On September 16, the Primorsky Krai held a runoff gubernatorial election between acting Governor Andrey Tarasenko of United Russia and Andrey Ishchenko of the Communist Party. In the first round on September 9, the incumbent won 46.6 percent of the vote against Ishchenko’s 24.6 percent. As precincts reported their results on election day, however, the challenger appeared to be on his way to an upset victory, holding onto a more-than-five-point lead with just five percent of the precincts left uncounted. But then something happened, and Tarasenko suddenly shot ahead. Meduza explains why there’s every reason to believe that something was criminal election fraud.
The race’s leader changed very suddenly
Communist Party candidate Andrey Ishchenko was winning the election with 98.77 percent of all precincts reporting, but he began losing when the last 0.97 percent of results started coming in.
The sudden shift isn’t mathematically impossible…
With 95 percent of precincts reporting, Ishchenko held a solid five-percent lead over Tarasenko, still leaving the incumbent with a theoretical chance of victory, but only if the remaining uncounted precincts had big turnout and nearly everyone there voted for the acting governor.
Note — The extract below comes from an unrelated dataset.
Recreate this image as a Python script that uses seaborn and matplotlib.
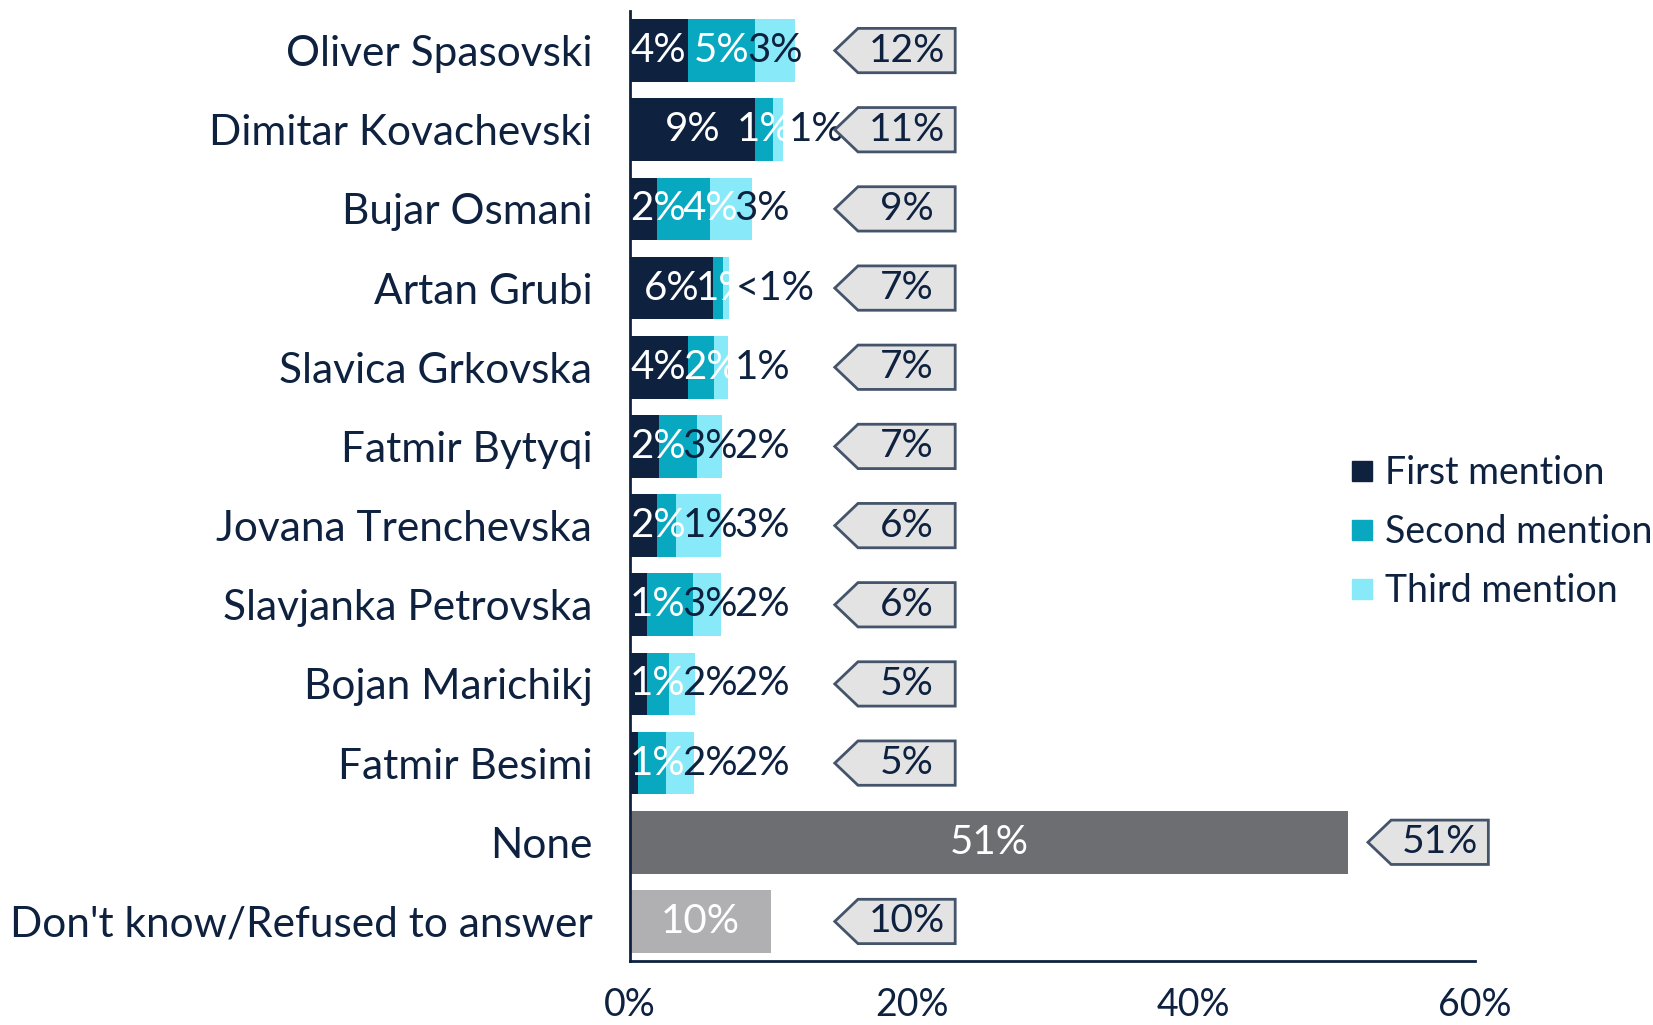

… but it contradicts common sense.
The election monitoring group Golos attributes the election’s sudden shift to results from just four precincts (0.26 percent of all polling stations). At these sites, Tarasenko picked up 13,595 votes — every single vote cast, plus a few extras (given that only 3,000 voters can be registered at a single precinct). Ishchenko, meanwhile, managed to lose five votes at these sites (which is only possible theoretically if repeat ballots were logged).
It turns out that Primorye has some very strange polling stations
According to Golos, the acting governor regularly won more than 90 percent of the votes cast at individual polling stations in certain areas of Ussuriysk. This is quite irregular, but it’s even more suspicious when considering the fact that these precincts were some of the last to report their results.
The Communist Party says vote tallies were simply rewritten
Communists say Tarasenko owes his breakthrough to city election officials in Ussuriysk, who the party says simply changed the reported vote tallies from two dozen precincts, stuffing ballots for the acting governor and subtracting them from Ishchenko. The stunt allegedly netted the incumbent 20,000 votes more votes than polling stations actually recorded.
Some polling stations reported abnormally high turnout
Stuffing ballots for one candidate simultaneously increases the overall turnout, which is why abnormally high turnout at some precincts could be evidence of stuffed ballots or counting violations. Electoral statistician Sergey Shpilkin created several graphs showing the distribution of turnout at polling stations throughout Primorye and found abnormal peaks at several precincts. At most polling stations, however, the elections seem to have taken place without apparent abnormalities, Shpilkin says.
For more on this election
Repeat ballots
Repeat ballots are logged in the Election Commission’s state automated system when violations are discovered in an earlier vote count. This can apply to the discovery of control-ratio corrections or violations (for example, changes to the number of ballots cast).
What polling stations are we talking about here?
Precinct 3801: 100 percent, precinct 3802: 100 percent, precinct 3818: 100 percent, precinct 3807: 99.19 percent, precinct 3813: 98.46 percent, and precinct 3816: 97.02 percent.